Sowohl getrieben-melodische wie auch kreischend-nörgelnde E-Gitarren bringen "Big Whale" in Fahrt und zum Kochen. Erst nach etwa einer Minute setzt der unter Spannung stehende Gesang ein, der das schnelle Tempo seriös begleitet, sich aber nicht überhitzen lässt. Aus dieser Situation heraus kommt der Track nach etwa der Hälfte der fünf Minuten Laufzeit beinahe zum Stillstand. Er durchläuft ein depressives Tal, um dann langsam und wütend wieder in Gang zu kommen. "Fed Rock" legt danach bei gleicher Intensität sogar noch einen Zahn an Geschwindigkeit zu.
Für "Grow" kommen The Replacements als Paten in Frage. Der Song verbindet Punk-Frechheit und Power-Pop-Schwung nämlich auf ähnlich unbekümmert raubeinige Weise miteinander, so wie es die Band um Paul Westerberg tat. "Blues 2000" hat nichts mit dem 12-Takt-Blues-Schema des traditionellen Musik-Stils zu tun, sondern ist ein instrumentales Zwischenspiel, dass sich ganz und gar den verschränkten Akkorden der miteinander ringenden Gitarristen hingibt.
Hinter "Sweet Loaf" versteckt sich im Grunde genommen eine liebliche Ballade, was anfangs noch durchscheint. Die knurrigen Gitarren übernehmen aber immer mehr die Regie und zerstören die eigentlich bedächtige Stimmung schließlich vollends.

Der aufgedrehte Cow-Punk "I've Got The Secret" macht dann wieder mächtig Dampf 
und ist genau wie der folgende Boogie "Losing Streak" ein weiteres Beispiel für die unbändige Spielfreude der Musiker.

Jetzt musste wohl nach dem ganzen Krawall eine akustische Ruhe-Phase her: "Weekend At Clive's" ist nichts anderes als eine kurze Übung auf der akustischen Gitarre, ist also im Prinzip nur ein Gag.

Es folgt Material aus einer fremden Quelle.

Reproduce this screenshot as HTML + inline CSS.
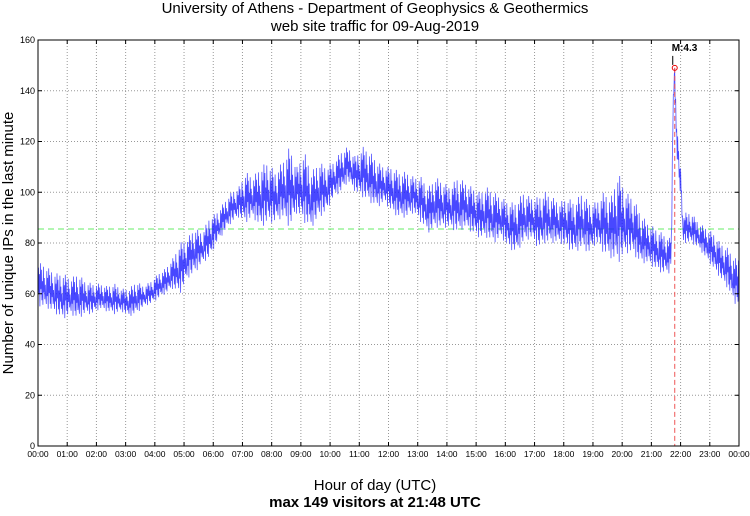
<!DOCTYPE html>
<html><head><meta charset="utf-8"><style>
body{margin:0;background:#fff;width:750px;height:511px;overflow:hidden}
svg{font-family:"Liberation Sans",sans-serif}
</style></head><body>
<svg id="c" width="750" height="511">
<text x="375" y="13" text-anchor="middle" font-size="15">University of Athens - Department of Geophysics &amp; Geothermics</text>
<text x="375" y="31" text-anchor="middle" font-size="15">web site traffic for 09-Aug-2019</text>
<text transform="translate(13,243) rotate(-90)" text-anchor="middle" font-size="15">Number of unique IPs in the last minute</text>
<text x="375" y="490" text-anchor="middle" font-size="15">Hour of day (UTC)</text>
<text x="375" y="507" text-anchor="middle" font-size="15" font-weight="bold">max 149 visitors at 21:48 UTC</text>
<g id="grid"></g><g id="series"></g><g id="ann"></g><g id="axes"></g>
</svg>
<script>
const yTicks=[0,20,40,60,80,100,120,140,160];
const xTickLabels=["00:00","01:00","02:00","03:00","04:00","05:00","06:00","07:00","08:00","09:00","10:00","11:00","12:00","13:00","14:00","15:00","16:00","17:00","18:00","19:00","20:00","21:00","22:00","23:00","00:00"];
// 15-minute buckets: low and high of minute counts
const lows=[55,54,52,50, 52,50,52,52, 54,53,52,53, 51,52,55,56, 58,60,62,60, 66,68,72,74, 80,84,88,90, 88,90,86,88, 88,90,86,92, 88,86,90,92, 98,100,104,100, 98,96,94,96, 92,90,90,92, 88,84,86,86, 86,84,86,84, 82,82,80,82, 78,76,80,82, 78,80,80,80, 78,76,78,76, 80,76,74,72, 76,76,72,72, 70,68,68,70, 80,80,78,74, 70,66,62,56];
const highs=[72,70,68,68, 66,68,65,64, 64,63,64,62, 62,65,63,65, 68,70,74,80, 82,86,84,90, 92,96,100,102, 108,106,110,112, 108,112,118,110, 116,108,112,110, 112,116,118,114, 118,116,112,110, 110,108,108,106, 106,102,106,104, 102,106,104,102, 100,102,100,98, 96,96,100,98, 98,100,98,96, 98,96,100,96, 96,100,98,108, 100,98,92,88, 86,84,82,84, 92,92,88,86, 84,80,78,74];
// minute-by-minute values of the earthquake spike starting 21:40
const spikeStartMinute=21*60+40;
const spikeValues=[76,82,92,108,124,136,142,146,149,140,132,126,122,119,116,114,112,110,108,106,104,102,98,94,90,88,86,85];
const avgLevel=85.5, peakHour=21.8, peakValue=149, peakLabel="M:4.3";
const L=38,R=739,T=40,B=446;
const X=h=>L+(R-L)*h/24, Y=v=>B-(B-T)*v/160;
const NS="http://www.w3.org/2000/svg";
function mk(t,a,p){const e=document.createElementNS(NS,t);for(const k in a)e.setAttribute(k,a[k]);p.appendChild(e);return e;}
const grid=document.getElementById('grid'),axes=document.getElementById('axes'),ser=document.getElementById('series'),ann=document.getElementById('ann');
yTicks.forEach(v=>{
 if(v>0&&v<160){const g=mk('line',{x1:L,x2:R,y1:Y(v),y2:Y(v),stroke:'#999','stroke-dasharray':'1,2'},grid);
 }
 const t=mk('text',{x:L-3,y:Y(v)+3,'text-anchor':'end','font-size':9},axes);t.textContent=v;
 
 mk('line',{x1:L,x2:L+4,y1:Y(v),y2:Y(v),stroke:'#000'},axes);mk('line',{x1:R,x2:R-4,y1:Y(v),y2:Y(v),stroke:'#000'},axes);
});
xTickLabels.forEach((s,i)=>{
 const x=X(i);
 if(i>0&&i<24){const g=mk('line',{x1:x,x2:x,y1:T,y2:B,stroke:'#999','stroke-dasharray':'1,2'},grid);
 }
 const t=mk('text',{x:x,y:B+11,'text-anchor':'middle','font-size':8.5},axes);t.textContent=s;
 
 mk('line',{x1:x,x2:x,y1:B,y2:B-4,stroke:'#000'},axes);mk('line',{x1:x,x2:x,y1:T,y2:T+4,stroke:'#000'},axes);
});
const box=mk('rect',{x:L,y:T,width:R-L,height:B-T,fill:'none',stroke:'#000'},axes);

const avg=mk('line',{x1:L,x2:R,y1:Y(avgLevel),y2:Y(avgLevel),stroke:'#6e6','stroke-dasharray':'6,4'},grid);

const jit=[0.1,0.9,0.3,0.75,0.0,1.0,0.4,0.85,0.15,0.6,0.05,0.95,0.35,0.7,0.2,0.55,0.25];
const n=lows.length,pts=[];const per=15;
for(let m=0;m<n*per;m++){
 let v;
 const k=m-spikeStartMinute;
 if(k>=0&&k<spikeValues.length){v=spikeValues[k]+(k===8?0:(jit[m%jit.length]-0.5)*12);}
 else{
 const b=(m+0.5)/per-0.5;const i0=Math.max(0,Math.min(n-1,Math.floor(b))),i1=Math.min(n-1,i0+1);const f=Math.max(0,Math.min(1,b-i0));
 const lo=lows[i0]*(1-f)+lows[i1]*f, hi=highs[i0]*(1-f)+highs[i1]*f;
 v=lo+(hi-lo)*jit[m%jit.length];}
 pts.push(X(m*24/(n*per)).toFixed(1)+','+Y(v).toFixed(1));
}
const pl=mk('polyline',{points:pts.join(' '),fill:'none',stroke:'#1a1aff','stroke-width':0.75,'stroke-opacity':0.8},ser);

const px=X(peakHour);
const vl=mk('line',{x1:px,x2:px,y1:Y(peakValue),y2:B,stroke:'#e55','stroke-dasharray':'5,3'},ann);

const ci=mk('circle',{cx:px,cy:Y(peakValue),r:2.5,fill:'none',stroke:'#e00'},ann);

mk('line',{x1:px-2,x2:px-2,y1:Y(peakValue)-12,y2:Y(peakValue)-3,stroke:'#000'},ann);
const lab=mk('text',{x:px-3,y:Y(peakValue)-17,'font-size':10,'font-weight':'bold'},ann);lab.textContent=peakLabel;

</script>
</body></html>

Mit "Charles" bewegt sich Island Of Love dann sicher und abgeklärt auf dem Gebiet des elektrisch verstärkten und übersteuerten Folk-Rocks, so wie es Uncle Tupelo, die Band des Wilco-Frontmannes Jeff Tweedy und des Son Volt-Chefs Jay Farrar Anfang der 1990er Jahre praktizierten.

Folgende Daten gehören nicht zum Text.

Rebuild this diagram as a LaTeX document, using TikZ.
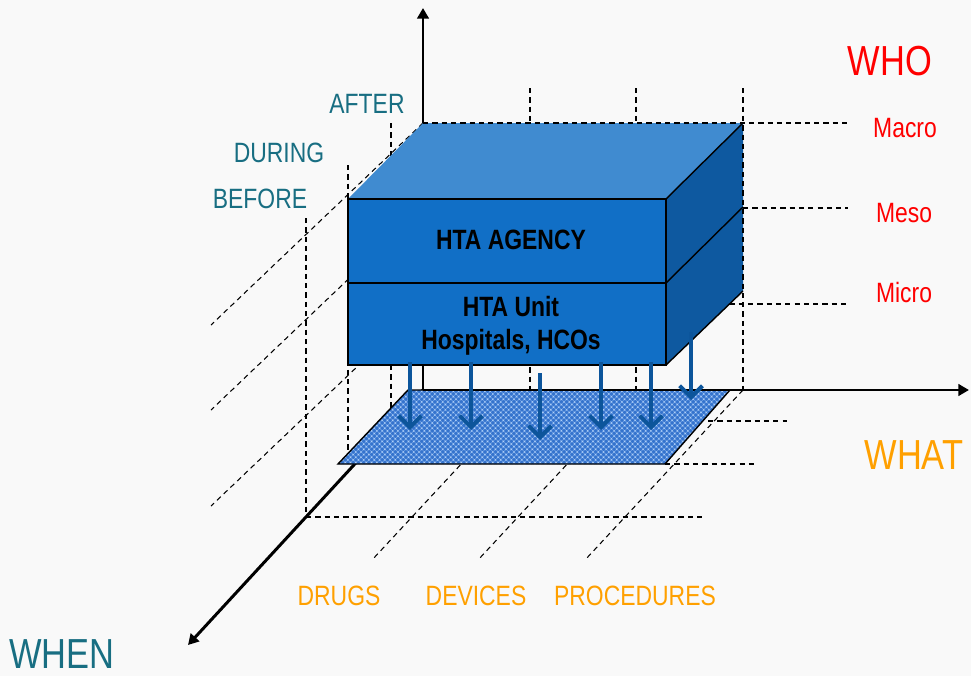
\documentclass[tikz,border=0pt]{standalone}
\usepackage{fontspec}
\usepackage{tikz}
\usetikzlibrary{arrows.meta, patterns}
\newfontfamily\narrowfont{Liberation Sans}[FakeStretch=0.82]
\definecolor{paper}{RGB}{249,249,249}
\definecolor{boxtop}{RGB}{64,139,208}
\definecolor{boxfront}{RGB}{17,111,198}
\definecolor{boxside}{RGB}{14,89,160}
\definecolor{dropblue}{RGB}{12,85,155}
\definecolor{planeblue}{RGB}{52,115,205}
\definecolor{planemesh}{RGB}{105,155,225}
\definecolor{planedot}{RGB}{175,208,248}
\definecolor{whenteal}{RGB}{24,110,130}
\definecolor{whatorange}{RGB}{255,160,0}
\definecolor{whored}{RGB}{255,0,0}

\begin{document}
\begin{tikzpicture}[x=0.02cm, y=-0.02cm,
    gridline/.style={black, line width=0.6pt, dash pattern=on 3pt off 2.3pt},
    axis/.style={black, line width=1.7pt, -{Triangle[length=6pt,width=6.5pt]}},
    drop/.style={dropblue, line width=2.3pt, -{Straight Barb[length=6.5pt,width=13pt]}},
    boxedge/.style={draw=black, line width=0.8pt},
    lbl/.style={font=\narrowfont\fontsize{15.9pt}{19pt}\selectfont, anchor=base, inner sep=0pt},
    biglbl/.style={font=\narrowfont\fontsize{23.9pt}{28pt}\selectfont, anchor=base, inner sep=0pt},
    boxlbl/.style={font=\narrowfont\bfseries\fontsize{15.9pt}{19pt}\selectfont, anchor=base, inner sep=0pt}]
    \fill[paper] (0,0) rectangle (971,676);
    \useasboundingbox (0,0) rectangle (971,676);

    \coordinate (origin) at (423,390);
    \coordinate (whotip) at (423,8);
    \coordinate (whattip) at (969,390);
    \coordinate (whentip) at (188,645);

    \foreach \y in {123,208,304}{
      \draw[gridline] (423,\y) -- ++(-212,202);
    }
    \foreach \x in {530,636,743}{
      \draw[gridline] (\x,390) -- ++(-158,170);
    }
    \foreach \x in {530,636}{
      \draw[gridline] (\x,88) -- (\x,390);
    }
    \foreach \x/\ya/\yb in {306/218/517, 348/165/455, 391/123/408}{
      \draw[gridline] (\x,\ya) -- (\x,\yb);
    }
    \draw[gridline] (306,517) -- (702,517);
    \draw[gridline] (665,464) -- (755,464);
    \draw[gridline] (708,421) -- (787,421);
    \draw[gridline] (720,304) -- (848,304);

    \draw[axis] (origin) -- (whentip);
    \draw[axis] (origin) -- (whotip);

    \coordinate (ftl) at (348,199);
    \coordinate (fml) at (348,283);
    \coordinate (fbl) at (348,365);
    \coordinate (ftr) at (666,199);
    \coordinate (fmr) at (666,283);
    \coordinate (fbr) at (666,365);
    \coordinate (btl) at (423,123);
    \coordinate (btr) at (743,123);
    \coordinate (bmr) at (743,207);
    \coordinate (bbr) at (743,291);
    \fill[boxtop] (ftl) -- (ftr) -- (btr) -- (btl) -- cycle;
    \fill[boxside] (ftr) -- (btr) -- (bbr) -- (fbr) -- cycle;
    \draw[boxedge] (ftr) -- (btr);
    \draw[boxedge] (fmr) -- (bmr);
    \draw[boxedge] (fbr) -- (bbr);
    \path[boxedge, fill=boxfront] (ftl) rectangle (fbr);
    \draw[boxedge] (fml) -- (fmr);

    \coordinate (pfl) at (338,464);
    \coordinate (pfr) at (665,464);
    \coordinate (pbr) at (730,390);
    \coordinate (pbl) at (408,390);
    \fill[planeblue] (pfl) -- (pfr) -- (pbr) -- (pbl) -- cycle;
    \fill[pattern=crosshatch, pattern color=planemesh] (pfl) -- (pfr) -- (pbr) -- (pbl) -- cycle;
    \fill[pattern=crosshatch dots, pattern color=planedot] (pfl) -- (pfr) -- (pbr) -- (pbl) -- cycle;
    \draw[boxedge] (pfl) -- (pfr) -- (pbr) -- (pbl) -- cycle;

    \draw[axis] (origin) -- (whattip);

    \draw[gridline] (423,123) -- (848,123);
    \draw[gridline] (743,88) -- (743,390);
    \draw[gridline] (743,208) -- (848,208);

    \foreach \i/\x/\ya/\yb in {1/410/362/430, 2/471/362/430, 3/540/373/440, 4/601/362/430, 5/651/362/430, 6/691/332/400}{
      \coordinate (drop\i s) at (\x,\ya);
      \coordinate (drop\i e) at (\x,\yb);
      \draw[drop] (drop\i s) -- (drop\i e);
    }

    \node[boxlbl] (agency) at (511,249) {HTA AGENCY};
    \node[boxlbl] (unit) at (511,316) {HTA Unit};
    \node[boxlbl] (hospitals) at (511,349) {Hospitals, HCOs};

    \node[lbl, text=whenteal] (after) at (367,113) {AFTER};
    \node[lbl, text=whenteal] (during) at (279,162) {DURING};
    \node[lbl, text=whenteal] (before) at (260,208) {BEFORE};
    \node[biglbl, text=whenteal] (when) at (62,668) {WHEN};

    \node[biglbl, text=whored] (who) at (890,75) {WHO};
    \node[lbl, text=whored] (macro) at (905,137) {Macro};
    \node[lbl, text=whored] (meso) at (904,222) {Meso};
    \node[lbl, text=whored] (micro) at (904,302) {Micro};

    \node[biglbl, text=whatorange] (what) at (914,469) {WHAT};
    \node[lbl, text=whatorange] (drugs) at (339,605) {DRUGS};
    \node[lbl, text=whatorange] (devices) at (476,605) {DEVICES};
    \node[lbl, text=whatorange] (procedures) at (635,605) {PROCEDURES};
\end{tikzpicture}
\end{document}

"Never Understand" verführt als mitreißende College-Rock-Hymne mit einer einladenden Melodie und einer gesunden Portion Wut. Durch die Steigerung der Geschwindigkeit verweilt der Track zudem hinsichtlich seiner Durchschlagskraft 
ständig auf hohem Niveau.

"It Was All OK Forever" täuscht zunächst einen romantischen Folk-Song vor, wandelt sich dann aber noch in einen schäumenden Rocker mit ausladendem, forschen Garagenrock-Gitarren-Solo. Dem schließt sich zum Ende hin wieder eine Ruhepause an, die von einem befreienden Lachen beendet wird. Nach leisen Wellengeräuschen taucht dann plötzlich und überraschend ein nicht gelisteter Track auf, der wahrscheinlich "Island Of Love" heißt. Das Stück klingt wie eine adaptierte Country & Western-Ballade, die mit Stacheldraht umwickelt wurde und in seiner knarzigen, kaputten, angetrunkenen Art ansatzweise an die Beasts Of Bourbon um Tex Perkins erinnert. 

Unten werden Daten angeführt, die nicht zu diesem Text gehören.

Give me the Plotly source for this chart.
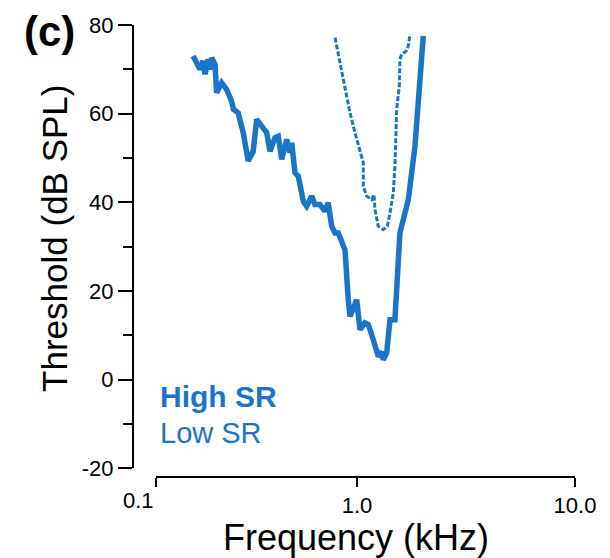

Wer mit den bei manchen Songs zitierten Querverweisen etwas anfangen kann und es mag, wenn sich wilde E-Gitarren duellieren oder gegenseitig anstacheln, der liegt bei "Island Of Love" goldrichtig. Die Rockmusik wird hier nicht neu erfunden oder weiterentwickelt, aber die Gruppe destilliert genau die Elemente aus dem Alternative-Rock der 1990er Jahre heraus, die diese Musik so aufregend gemacht hat: Eine Kombination aus Krach, durchaus eingängigen Melodien und variabel abgestimmten Tempi in einem Mischungsverhältnis, das die Energie direkt unter die Haut gehen lässt. 

"Island Of Love" ist ein fulminantes Debüt-Album, welches ein positives Beispiel für vehemente Wellenbewegungen, also für fruchtbare Referenzen und geschickt verarbeitete Einflüsse in der Pop-Musik geworden, das Lust auf mehr macht.